Dass es nun hochrangige ostdeutsche SED Mitglieder wieder in die Landesregierungen der ostdeutschen Länder geschafft haben, macht es für die Bürger der ehemaligen DDR viel schwerer, das neue System zu verstehen und darin zu leben.
Als Beispiel für Mecklenburg-Vorpommern seien hier einmal Frau Barbara Borchardt, Frau Angelika Gramkow und Herr Helmut Holter genannt. und glauben Sie mir, es gibt viele Borchardt s',Gramkow s' und Holter s' in unserem derzeitigen politischen System!
Frau Borchardt eine lupenreine sozialistische SED Politikerin in der DDR, war schon mit 20 Jahren Bürgermeisterin, was selbst für DDR Vorzeige-Verhältnisse ungewöhnlich war. Hier hatte sie sicher Rückendeckung und Vorteile durch ihren Vater der in der DDR Richter gewesen ist. Nicht das die Dame nun nur Bürgermeisterin war, Nein, sie saß auch noch im Rat des Kreises des Templin! Dazu muss man den westdeutschen Bürgern mitteilen, dass in derartigen Räten, auch Entscheidungen über Ausreiseanträge getroffen wurden, die nicht immer positiv ausfielen, wer Glück hatte wurde auf der Arbeit jetzt nur geschnitten und wer Pech hatte fand Aufnahme in einer der vielen Unterbringungsheime für die Abtrünnigen. Völlig zu Recht, fand sich die Dame nach der Wende nun als Arbeitslose wieder, aber schon frühzeitig hat man das kapitalistische System durchschaut und lupenreine SED Mitglieder, dies es nach der Wende geschafft hatten, das System vorerst zu unterwandern, ebneten jetzt den Weg für ihre ehemaligen Genossen, die dann wiederum, für die Genossen da waren, die durch die Stasiunterlagenüberprüfungen aufgeflogen waren. So funktioniert dieses System auch noch heute.
Dann Frau Gramkow, die derzeitige Oberbürgermeisterin der Stadt Schwerin, war seit 1978 Mitglied der SED und in der FDJ Kreisleitung der Stadt Schwerin. Die älteren Schweriner, die noch nicht die Flucht aus der Stadt ergriffen haben, werden sich noch an die blonde Schönheit in der schicken blauen Bluse erinnern, mit der die Dame wohl auch ins Bett geht, wurde seinerzeit oftmals vermutet.

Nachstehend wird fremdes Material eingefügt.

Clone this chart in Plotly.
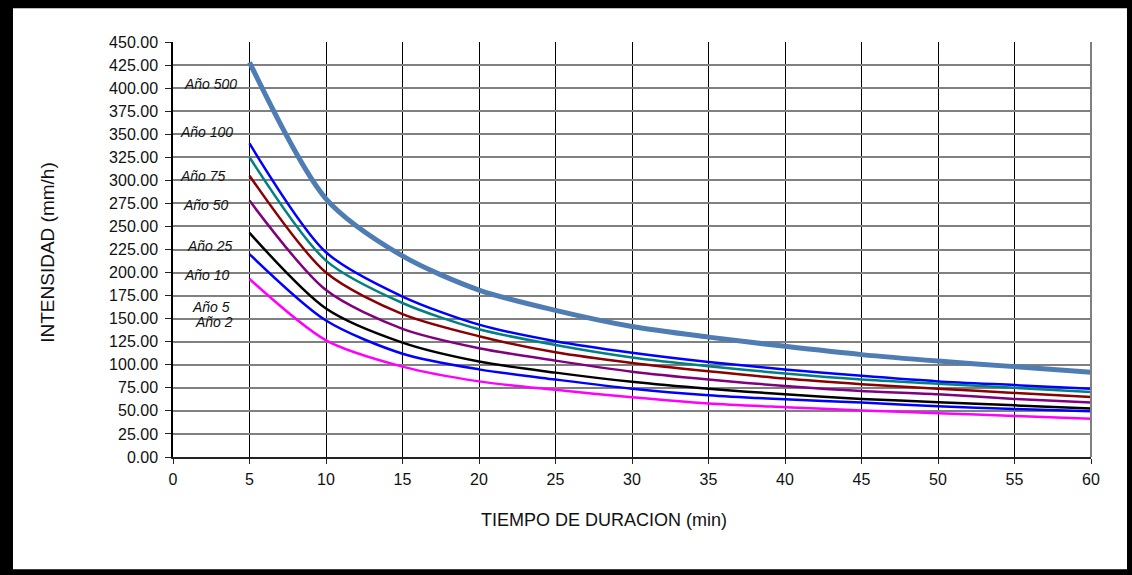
import plotly.graph_objects as go

# ---- data ----
tiempo = [5, 10, 15, 20, 25, 30, 35, 40, 45, 50, 55, 60]
a500 = [428, 280, 218, 181, 159, 141.5, 130, 120, 111, 104, 98, 92]
a100 = [340, 222, 174, 143.5, 125.5, 113, 103, 95, 88, 82, 78, 74]
a75 = [325, 213, 167, 138.5, 121.5, 108, 98.5, 90.5, 84, 79.5, 75, 70.5]
a50 = [305, 200, 155, 131, 113.5, 102, 93, 85, 79, 74, 69.5, 65]
a25 = [278, 181, 139, 118, 104.5, 92.5, 84, 77, 71.5, 68, 63, 59]
a10 = [243, 161, 124, 103.5, 91.5, 81.5, 74, 68, 63, 59.5, 56, 52.5]
a5 = [220, 148, 112, 95, 84, 74, 67, 62.5, 59, 55, 52, 49.5]
a2 = [193, 126.5, 98, 82, 72.8, 64.7, 58, 54, 50.5, 47.5, 44.5, 41.6]

series_names = ["Año 500", "Año 100", "Año 75", "Año 50", "Año 25", "Año 10", "Año 5", "Año 2"]
series_vals = [a500, a100, a75, a50, a25, a10, a5, a2]
colors = ["#4F7DB3", "#0000FF", "#008080", "#8B0000", "#800080", "#000000", "#0000FF", "#FF00FF"]
widths = [5, 2.5, 2.5, 2.5, 2.5, 2.5, 2.5, 2.5]

# label positions (data coords)
label_x = [2.48, 2.2, 1.98, 2.16, 2.42, 2.22, 2.48, 2.65]
label_y = [405, 352, 305, 273, 229, 197, 163, 146]

x_title = "TIEMPO DE DURACION (min)"
y_title = "INTENSIDAD (mm/h)"

SANS = "Liberation Sans, Arial, sans-serif"

fig = go.Figure()
for name, vals, c, w in zip(series_names, series_vals, colors, widths):
    fig.add_trace(go.Scatter(
        x=tiempo, y=vals, mode="lines", name=name,
        line=dict(color=c, width=w, shape="spline", smoothing=0.8),
        showlegend=False,
    ))

annotations = []
for name, lx, ly in zip(series_names, label_x, label_y):
    annotations.append(dict(
        x=lx, y=ly, xref="x", yref="y", text="<i>" + name + "</i>",
        showarrow=False, xanchor="center", yanchor="middle",
        font=dict(family=SANS, size=14, color="#111111"),
    ))
annotations.append(dict(
    x=0.4695, y=-0.1525, xref="paper", yref="paper", text=x_title,
    showarrow=False, xanchor="center", yanchor="middle",
    font=dict(family=SANS, size=18, color="#111111"),
))
annotations.append(dict(
    x=-0.1362, y=0.4945, xref="paper", yref="paper", text=y_title,
    showarrow=False, xanchor="center", yanchor="middle", textangle=-90,
    font=dict(family=SANS, size=19, color="#111111"),
))

shapes = [
    # right plot border (gray)
    dict(type="line", xref="paper", yref="paper", x0=1, x1=1, y0=0, y1=1,
         line=dict(color="#7F7F7F", width=2), layer="above"),
    # outer black frame
    dict(type="rect", xref="paper", yref="paper", x0=-0.2, x1=-0.1743, y0=-0.3, y1=1.11,
         fillcolor="black", line=dict(width=0), layer="above"),
    dict(type="rect", xref="paper", yref="paper", x0=-0.2, x1=1.06, y0=1.0812, y1=1.11,
         fillcolor="black", line=dict(width=0), layer="above"),
    dict(type="rect", xref="paper", yref="paper", x0=1.0392, x1=1.06, y0=-0.3, y1=1.11,
         fillcolor="black", line=dict(width=0), layer="above"),
    dict(type="rect", xref="paper", yref="paper", x0=-0.2, x1=1.06, y0=-0.3, y1=-0.2706,
         fillcolor="black", line=dict(width=0), layer="above"),
]

fig.update_layout(
    width=1132, height=575,
    margin=dict(l=173, r=41, t=42, b=118),
    paper_bgcolor="white", plot_bgcolor="white",
    annotations=annotations, shapes=shapes,
    font=dict(family=SANS, size=16, color="#111111"),
)
fig.update_xaxes(
    range=[0, 60], dtick=5, tick0=0,
    showgrid=True, gridcolor="#000000", gridwidth=1,
    showline=True, linecolor="#222222", linewidth=2,
    ticks="outside", ticklen=5, tickcolor="#222222",
    ticklabelstandoff=2, zeroline=False,
    tickfont=dict(family=SANS, size=16, color="#111111"),
)
fig.update_yaxes(
    range=[0, 450], dtick=25, tick0=0, tickformat=".2f",
    showgrid=True, gridcolor="#808080", gridwidth=2,
    showline=True, linecolor="#000000", linewidth=1.5,
    ticks="outside", ticklen=6, tickcolor="#222222",
    ticklabelstandoff=4, zeroline=False,
    tickfont=dict(family=SANS, size=16, color="#111111"),
)

fig.write_html(
    "out.html",
    config={"displayModeBar": False},
    post_script="document.body.style.margin='0';document.body.style.overflow='hidden';",
)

Schon 1991 war Sie wieder Mitglied im Landtag in Mecklenburg-Vorpommern.
Und dann Herr Helmut Holter, studierte in Moskau an der an der Bauingenieurhochschule und schloss 1976 als Diplomingenieur ab. Danach war er dann, welch Zufall, im VEB Beton Nord in Milmersdorf, Kreis Templin, Bezirk Neubrandenburg tätig. Eben jenen Kreis, in der auch Frau Borchardt im Rat des Kreises Templin tätig war. Von 1981 bis 1985 war er dann Sekretär der SED-Betriebsorganisation. 1985 begann er ein postgraduales Studium an der Parteihochschule der KPdSU in Moskau, das er 1987 als Diplom-Gesellschaftswissenschaftler abschloss. Anschließend war er bis 1989 in der Abteilung Bau/Verkehr/Energie bei der SED-Bezirksleitung Neubrandenburg tätig.
Scheinbar haben unsere nicht gerade Heimatverbunden westlichen Politiker, kein Problem sich auch mit hochrangieren lupenreinen SED Kadern an den Regierungstisch zu setzen, wenn es auf die Karriereleiter geht, müssen halt auch ein paar Leitersprossen überwunden werden, die einen leichten Knacks weghaben. Wer wieder einmal auf der Strecke bleibt ist der kleine Bürgerrechtler der mit der Kerze um den Schweriner Pfaffenteich gelaufen ist, derweil Holter und Co in der Schweriner Staatskanzlei um ihr schönes Leben gezittert haben. Aber es sollte wieder einmal ganz anders kommen, die Politik ist eben das Paradies zungenfertiger Schwätzer.